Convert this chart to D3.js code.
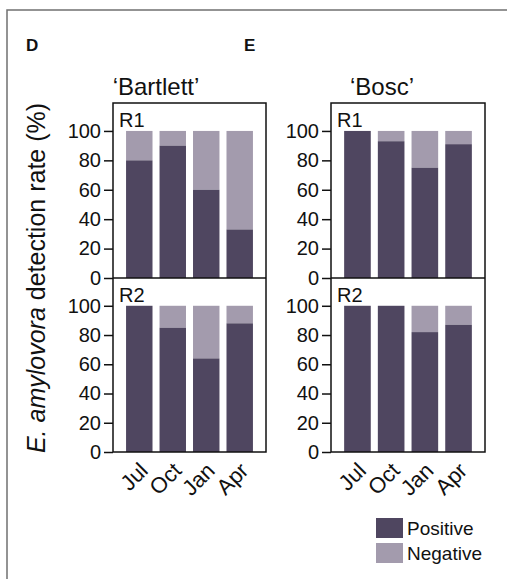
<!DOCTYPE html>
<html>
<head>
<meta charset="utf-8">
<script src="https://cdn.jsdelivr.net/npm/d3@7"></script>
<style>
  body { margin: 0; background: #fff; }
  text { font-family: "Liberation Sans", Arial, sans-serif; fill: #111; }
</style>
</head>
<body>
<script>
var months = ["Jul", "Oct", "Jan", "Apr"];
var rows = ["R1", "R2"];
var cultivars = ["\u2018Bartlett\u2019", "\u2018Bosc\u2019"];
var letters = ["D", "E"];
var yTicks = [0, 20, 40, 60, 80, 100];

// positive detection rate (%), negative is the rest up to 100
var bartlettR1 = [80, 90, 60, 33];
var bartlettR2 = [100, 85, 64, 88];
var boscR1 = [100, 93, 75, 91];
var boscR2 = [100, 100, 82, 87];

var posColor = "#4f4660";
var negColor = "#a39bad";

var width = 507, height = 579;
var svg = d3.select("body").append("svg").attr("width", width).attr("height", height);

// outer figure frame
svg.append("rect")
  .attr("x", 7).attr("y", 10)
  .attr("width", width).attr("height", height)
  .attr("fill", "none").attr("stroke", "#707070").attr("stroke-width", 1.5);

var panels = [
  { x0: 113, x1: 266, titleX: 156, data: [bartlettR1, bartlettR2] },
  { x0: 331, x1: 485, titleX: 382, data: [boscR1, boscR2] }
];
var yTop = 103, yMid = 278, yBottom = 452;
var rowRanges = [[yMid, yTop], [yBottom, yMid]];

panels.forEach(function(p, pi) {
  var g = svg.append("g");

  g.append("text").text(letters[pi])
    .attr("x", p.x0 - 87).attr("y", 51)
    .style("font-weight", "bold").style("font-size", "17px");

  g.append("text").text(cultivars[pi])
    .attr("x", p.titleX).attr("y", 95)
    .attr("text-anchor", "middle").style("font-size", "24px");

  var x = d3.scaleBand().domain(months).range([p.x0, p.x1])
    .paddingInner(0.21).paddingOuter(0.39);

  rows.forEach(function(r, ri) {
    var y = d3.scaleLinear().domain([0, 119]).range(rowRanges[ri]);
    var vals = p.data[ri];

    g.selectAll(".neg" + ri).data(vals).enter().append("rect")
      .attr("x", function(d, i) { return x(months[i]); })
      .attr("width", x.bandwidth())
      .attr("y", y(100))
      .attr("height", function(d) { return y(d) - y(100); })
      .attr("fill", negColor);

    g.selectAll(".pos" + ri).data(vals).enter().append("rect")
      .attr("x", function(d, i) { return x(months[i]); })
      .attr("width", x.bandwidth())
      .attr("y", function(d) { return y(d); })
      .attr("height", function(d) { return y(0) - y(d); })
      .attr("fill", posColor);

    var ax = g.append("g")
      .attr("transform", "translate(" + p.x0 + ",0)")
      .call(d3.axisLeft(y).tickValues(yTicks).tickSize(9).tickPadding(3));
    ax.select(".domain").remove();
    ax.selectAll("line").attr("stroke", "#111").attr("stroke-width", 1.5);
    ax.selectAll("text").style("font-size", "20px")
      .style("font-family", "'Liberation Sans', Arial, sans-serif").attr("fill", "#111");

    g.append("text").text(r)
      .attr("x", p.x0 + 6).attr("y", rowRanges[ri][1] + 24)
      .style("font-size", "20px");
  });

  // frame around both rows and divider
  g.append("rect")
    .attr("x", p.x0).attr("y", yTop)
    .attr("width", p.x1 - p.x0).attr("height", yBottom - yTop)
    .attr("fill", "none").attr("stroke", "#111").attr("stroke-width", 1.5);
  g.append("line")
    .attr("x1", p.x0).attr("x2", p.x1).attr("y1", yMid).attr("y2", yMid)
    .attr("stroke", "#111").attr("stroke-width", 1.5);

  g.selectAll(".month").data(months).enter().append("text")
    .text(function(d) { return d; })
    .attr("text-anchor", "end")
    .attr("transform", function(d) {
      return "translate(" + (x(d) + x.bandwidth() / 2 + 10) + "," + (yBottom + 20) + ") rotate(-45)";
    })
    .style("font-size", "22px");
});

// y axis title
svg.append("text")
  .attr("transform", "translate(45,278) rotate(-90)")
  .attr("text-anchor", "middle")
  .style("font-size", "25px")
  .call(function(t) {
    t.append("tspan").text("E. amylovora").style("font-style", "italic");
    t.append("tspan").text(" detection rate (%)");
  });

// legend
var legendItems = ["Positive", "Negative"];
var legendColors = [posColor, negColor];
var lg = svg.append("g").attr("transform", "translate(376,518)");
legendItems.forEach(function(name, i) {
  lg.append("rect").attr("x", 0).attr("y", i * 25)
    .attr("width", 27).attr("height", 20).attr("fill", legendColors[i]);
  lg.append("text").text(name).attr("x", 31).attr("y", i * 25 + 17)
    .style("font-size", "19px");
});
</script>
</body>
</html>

****************************************

▶ [What the exercise asks]
Repeat the material verbatim. Do not carry over any picture.

▶ [Finished answer]
Convert this chart to D3.js code.
<!DOCTYPE html>
<html>
<head>
<meta charset="utf-8">
<script src="https://cdn.jsdelivr.net/npm/d3@7"></script>
<style>
  body { margin: 0; background: #fff; }
  text { font-family: "Liberation Sans", Arial, sans-serif; fill: #111; }
</style>
</head>
<body>
<script>
var months = ["Jul", "Oct", "Jan", "Apr"];
var rows = ["R1", "R2"];
var cultivars = ["\u2018Bartlett\u2019", "\u2018Bosc\u2019"];
var letters = ["D", "E"];
var yTicks = [0, 20, 40, 60, 80, 100];

// positive detection rate (%), negative is the rest up to 100
var bartlettR1 = [80, 90, 60, 33];
var bartlettR2 = [100, 85, 64, 88];
var boscR1 = [100, 93, 75, 91];
var boscR2 = [100, 100, 82, 87];

var posColor = "#4f4660";
var negColor = "#a39bad";

var width = 507, height = 579;
var svg = d3.select("body").append("svg").attr("width", width).attr("height", height);

// outer figure frame
svg.append("rect")
  .attr("x", 7).attr("y", 10)
  .attr("width", width).attr("height", height)
  .attr("fill", "none").attr("stroke", "#707070").attr("stroke-width", 1.5);

var panels = [
  { x0: 113, x1: 266, titleX: 156, data: [bartlettR1, bartlettR2] },
  { x0: 331, x1: 485, titleX: 382, data: [boscR1, boscR2] }
];
var yTop = 103, yMid = 278, yBottom = 452;
var rowRanges = [[yMid, yTop], [yBottom, yMid]];

panels.forEach(function(p, pi) {
  var g = svg.append("g");

  g.append("text").text(letters[pi])
    .attr("x", p.x0 - 87).attr("y", 51)
    .style("font-weight", "bold").style("font-size", "17px");

  g.append("text").text(cultivars[pi])
    .attr("x", p.titleX).attr("y", 95)
    .attr("text-anchor", "middle").style("font-size", "24px");

  var x = d3.scaleBand().domain(months).range([p.x0, p.x1])
    .paddingInner(0.21).paddingOuter(0.39);

  rows.forEach(function(r, ri) {
    var y = d3.scaleLinear().domain([0, 119]).range(rowRanges[ri]);
    var vals = p.data[ri];

    g.selectAll(".neg" + ri).data(vals).enter().append("rect")
      .attr("x", function(d, i) { return x(months[i]); })
      .attr("width", x.bandwidth())
      .attr("y", y(100))
      .attr("height", function(d) { return y(d) - y(100); })
      .attr("fill", negColor);

    g.selectAll(".pos" + ri).data(vals).enter().append("rect")
      .attr("x", function(d, i) { return x(months[i]); })
      .attr("width", x.bandwidth())
      .attr("y", function(d) { return y(d); })
      .attr("height", function(d) { return y(0) - y(d); })
      .attr("fill", posColor);

    var ax = g.append("g")
      .attr("transform", "translate(" + p.x0 + ",0)")
      .call(d3.axisLeft(y).tickValues(yTicks).tickSize(9).tickPadding(3));
    ax.select(".domain").remove();
    ax.selectAll("line").attr("stroke", "#111").attr("stroke-width", 1.5);
    ax.selectAll("text").style("font-size", "20px")
      .style("font-family", "'Liberation Sans', Arial, sans-serif").attr("fill", "#111");

    g.append("text").text(r)
      .attr("x", p.x0 + 6).attr("y", rowRanges[ri][1] + 24)
      .style("font-size", "20px");
  });

  // frame around both rows and divider
  g.append("rect")
    .attr("x", p.x0).attr("y", yTop)
    .attr("width", p.x1 - p.x0).attr("height", yBottom - yTop)
    .attr("fill", "none").attr("stroke", "#111").attr("stroke-width", 1.5);
  g.append("line")
    .attr("x1", p.x0).attr("x2", p.x1).attr("y1", yMid).attr("y2", yMid)
    .attr("stroke", "#111").attr("stroke-width", 1.5);

  g.selectAll(".month").data(months).enter().append("text")
    .text(function(d) { return d; })
    .attr("text-anchor", "end")
    .attr("transform", function(d) {
      return "translate(" + (x(d) + x.bandwidth() / 2 + 10) + "," + (yBottom + 20) + ") rotate(-45)";
    })
    .style("font-size", "22px");
});

// y axis title
svg.append("text")
  .attr("transform", "translate(45,278) rotate(-90)")
  .attr("text-anchor", "middle")
  .style("font-size", "25px")
  .call(function(t) {
    t.append("tspan").text("E. amylovora").style("font-style", "italic");
    t.append("tspan").text(" detection rate (%)");
  });

// legend
var legendItems = ["Positive", "Negative"];
var legendColors = [posColor, negColor];
var lg = svg.append("g").attr("transform", "translate(376,518)");
legendItems.forEach(function(name, i) {
  lg.append("rect").attr("x", 0).attr("y", i * 25)
    .attr("width", 27).attr("height", 20).attr("fill", legendColors[i]);
  lg.append("text").text(name).attr("x", 31).attr("y", i * 25 + 17)
    .style("font-size", "19px");
});
</script>
</body>
</html>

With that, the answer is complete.